Getting Started With Puppeteer
What is Puppeteer?
Puppeteer is a JavaScript / Node library which provides a high-level API to instrument Google Chrome or Chromium using the Chrome DevTools Protocol.
The Chrome DevTools Protocol allows you to instrument, inspect, and debug Google Chrome & Chromium browsers. Puppeteer wraps this protocol in a relatively easy to use library that you can use with server-side Nodejs.
Some Cool Uses
With Puppeteer, most things you can do with Google Chrome manually, you can do programmatically with Puppeteer and a bit of JavaScript, like:
- Taking screenshots (JPG/PDF) of webpages
- Scrape data from a webpage and turn the information into an API
- Build a test suite to test web app interaction
- Automate performance testing by generating traces viewable in the Timeline Viewer
Personally, I’ve been building a grocery shopping bot.
Codelab
We are going to walkthrough the process of bootstrapping a new Nodejs + Puppeteer project, covering the basics of Puppeteer, then finally turn the Google Developers Codelabs page into a queryable API.
Prerequisites
- Have internet access
- Have Nodejs & NPM installed
- Basic terminal experience
- Basic Nodejs / JavaScript / Async-Await-Promises knowledge
Bootstrapping
First things first, lets initialize our project by creating the folder to hold our source code and initialize our Nodejs project.

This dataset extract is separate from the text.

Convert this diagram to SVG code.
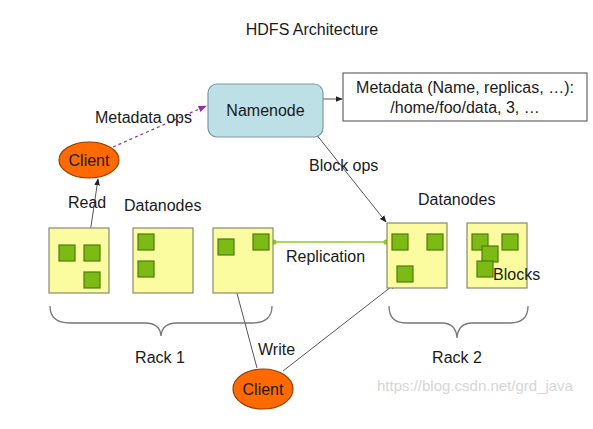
<svg xmlns="http://www.w3.org/2000/svg" width="593" height="429" viewBox="0 0 593 429">
<style>
text{font-family:"Liberation Sans",Arial,sans-serif;font-size:16px;fill:#1a1a1a}
.dn{fill:#fbfb9f;stroke:#8a8a70;stroke-width:1.2}
.blk{fill:#7cbb14;stroke:#4f7a10;stroke-width:1.2}
.cl{fill:#ff6a00;stroke:#9a3c00;stroke-width:1.2}
.ln{stroke:#555;stroke-width:1;fill:none}
.br{stroke:#777;stroke-width:1.3;fill:none}
</style>
<defs>
<marker id="ah" viewBox="0 0 10 10" refX="9" refY="5" markerWidth="7" markerHeight="7" orient="auto"><path d="M0,1 L10,5 L0,9 z" fill="#222"/></marker>
<marker id="ap" viewBox="0 0 10 10" refX="9" refY="5" markerWidth="7" markerHeight="7" orient="auto"><path d="M0,1 L10,5 L0,9 z" fill="#9b2c9b"/></marker>
<marker id="ag" viewBox="0 0 10 10" refX="5" refY="5" markerWidth="5" markerHeight="5" orient="auto"><circle cx="5" cy="5" r="4" fill="#8ccc1c"/></marker>
</defs>
<rect width="593" height="429" fill="#fff"/>
<text x="312" y="35" text-anchor="middle" style="font-size:16px">HDFS Architecture</text>

<g id="connectors">
<line class="ln" x1="323" y1="99" x2="342" y2="99" marker-end="url(#ah)"/>
<line x1="113" y1="147" x2="206" y2="106" stroke="#9b2c9b" stroke-width="1.2" stroke-dasharray="3,3" marker-end="url(#ap)"/>
<line class="ln" x1="90" y1="233" x2="98" y2="179" marker-end="url(#ah)"/>
<line class="ln" x1="316" y1="134" x2="386" y2="222" marker-end="url(#ah)"/>
<line x1="274" y1="242" x2="386" y2="242" stroke="#8ccc1c" stroke-width="1.3" marker-start="url(#ag)" marker-end="url(#ag)"/>
<line class="ln" x1="257" y1="368" x2="227" y2="256" marker-end="url(#ah)"/>
<line class="ln" x1="283" y1="371" x2="396" y2="283" marker-end="url(#ah)"/>
</g>

<g id="namenode">
<rect x="208" y="84" width="115" height="53" rx="9" fill="#bde0e6" stroke="#7a9aa0" stroke-width="1.2"/>
<text x="265.5" y="116" text-anchor="middle">Namenode</text>
</g>

<g id="metadata">
<rect x="343" y="73" width="244" height="48" fill="#fff" stroke="#666" stroke-width="1.2"/>
<text x="465" y="93" text-anchor="middle">Metadata (Name, replicas, …):</text>
<text x="465" y="113" text-anchor="middle">/home/foo/data, 3, …</text>
</g>

<g id="client-read">
<ellipse class="cl" cx="89" cy="160" rx="30" ry="18"/>
<text x="89" y="166" text-anchor="middle">Client</text>
</g>

<g id="client-write">
<ellipse class="cl" cx="263" cy="389" rx="30" ry="20"/>
<text x="263" y="395" text-anchor="middle">Client</text>
</g>

<g id="dn1">
<rect class="dn" x="49" y="228" width="60" height="65"/>
<rect class="blk" x="59" y="245" width="16" height="16"/>
<rect class="blk" x="84" y="245" width="16" height="16"/>
<rect class="blk" x="84" y="272" width="16" height="16"/>
</g>
<g id="dn2">
<rect class="dn" x="133" y="228" width="60" height="65"/>
<rect class="blk" x="138" y="234" width="16" height="16"/>
<rect class="blk" x="138" y="261" width="16" height="16"/>
</g>
<g id="dn3">
<rect class="dn" x="213" y="228" width="60" height="65"/>
<rect class="blk" x="218" y="239" width="16" height="16"/>
<rect class="blk" x="253" y="234" width="16" height="16"/>
</g>
<g id="dn4">
<rect class="dn" x="387" y="223" width="60" height="65"/>
<rect class="blk" x="392" y="234" width="16" height="16"/>
<rect class="blk" x="427" y="234" width="16" height="16"/>
<rect class="blk" x="397" y="266" width="16" height="16"/>
</g>
<g id="dn5">
<rect class="dn" x="467" y="223" width="60" height="65"/>
<rect class="blk" x="472" y="234" width="16" height="16"/>
<rect class="blk" x="502" y="234" width="16" height="16"/>
<rect class="blk" x="482" y="246" width="16" height="16"/>
<rect class="blk" x="477" y="261" width="16" height="16"/>
</g>

<g id="braces">
<path class="br" d="M50,306 Q50,323 70,323 L145,323 Q160,323 161,336 Q162,323 177,323 L252,323 Q272,323 272,306"/>
<path class="br" d="M389,306 Q389,323 406,323 L442,323 Q456,323 457,338 Q458,323 472,323 L510,323 Q528,323 528,306"/>
</g>

<g id="labels">
<text x="95" y="123">Metadata ops</text>
<text x="68" y="208">Read</text>
<text x="124" y="211">Datanodes</text>
<text x="309" y="171">Block ops</text>
<text x="418" y="205">Datanodes</text>
<text x="286" y="262">Replication</text>
<text x="493" y="280">Blocks</text>
<text x="258" y="355">Write</text>
<text x="160" y="363" text-anchor="middle">Rack 1</text>
<text x="457" y="363" text-anchor="middle">Rack 2</text>
<text x="377" y="391" style="fill:#d6d6d6;font-size:15px">https://blog.csdn.net/grd_java</text>
</g>
</svg>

mkdir io19-codelab-bootstrap
cd io19-codelab-bootstrap
npm init
While running npm init
feel free to accept all of the defaults by pressing enter.
Next, let’s pull down our puppeteer
dependency.
npm install -s puppeteer
This command installs Puppeteer & downloads the accompanying version of Google Chromium (the open source web browser that Google Chrome is based on). If you already have Google Chrome installed, you can instead install puppeteer-core
which excludes Chromium. You will have the additional step of pointing Puppeteer to the location of your locally installed version of Google Chrome (more info here).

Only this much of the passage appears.